In connection with our upcoming annual meeting of stockholders, we plan to file a proxy statement with the Securities and Exchange Commission. YOU ARE URGED TO READ THE PROXY STATEMENT WHEN IT IS AVAILABLE BECAUSE IT CONTAINS IMPORTANT INFORMATION. Investors and security holders may obtain a free copy of the proxy statement and other material (when available) and any other documents that may be filed by our Company with the Securities and Exchange Commission in connection with the annual meeting at the Securities and Exchange Commission’s web site at www.sec.gov. Stockholders of our Company may also obtain free copies of the proxy statement and other documents filed by our Company in connection with the annual meeting by directing a request to: 690 East Lamar Blvd., Suite 200, Arlington, Texas 76011, Attention: Assistant Secretary.
SOLICITATION; EXPENSES
In addition to the use of the mails, proxies may be solicited by personal interview, telephone, electronic mail or other means by our directors and executive officers who will not be specially compensated for these services.
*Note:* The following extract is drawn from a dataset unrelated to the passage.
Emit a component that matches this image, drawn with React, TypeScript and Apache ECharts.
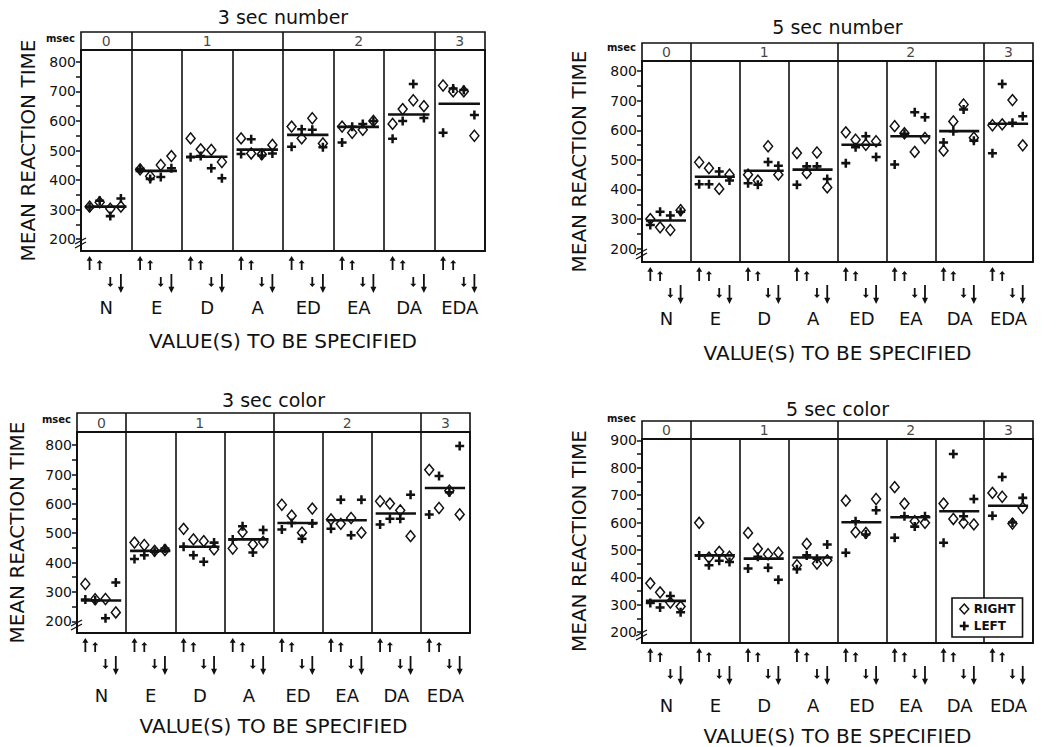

The entire expense of preparing, assembling, printing and mailing this proxy solicitation and related materials and the cost of soliciting proxies will be borne by our Company. We will also request that brokers, nominees, custodians and other fiduciaries forward soliciting materials to the beneficial owners of shares held of record by such brokers, nominees, custodians and other fiduciaries. We will reimburse such persons for their reasonable expenses in connection therewith.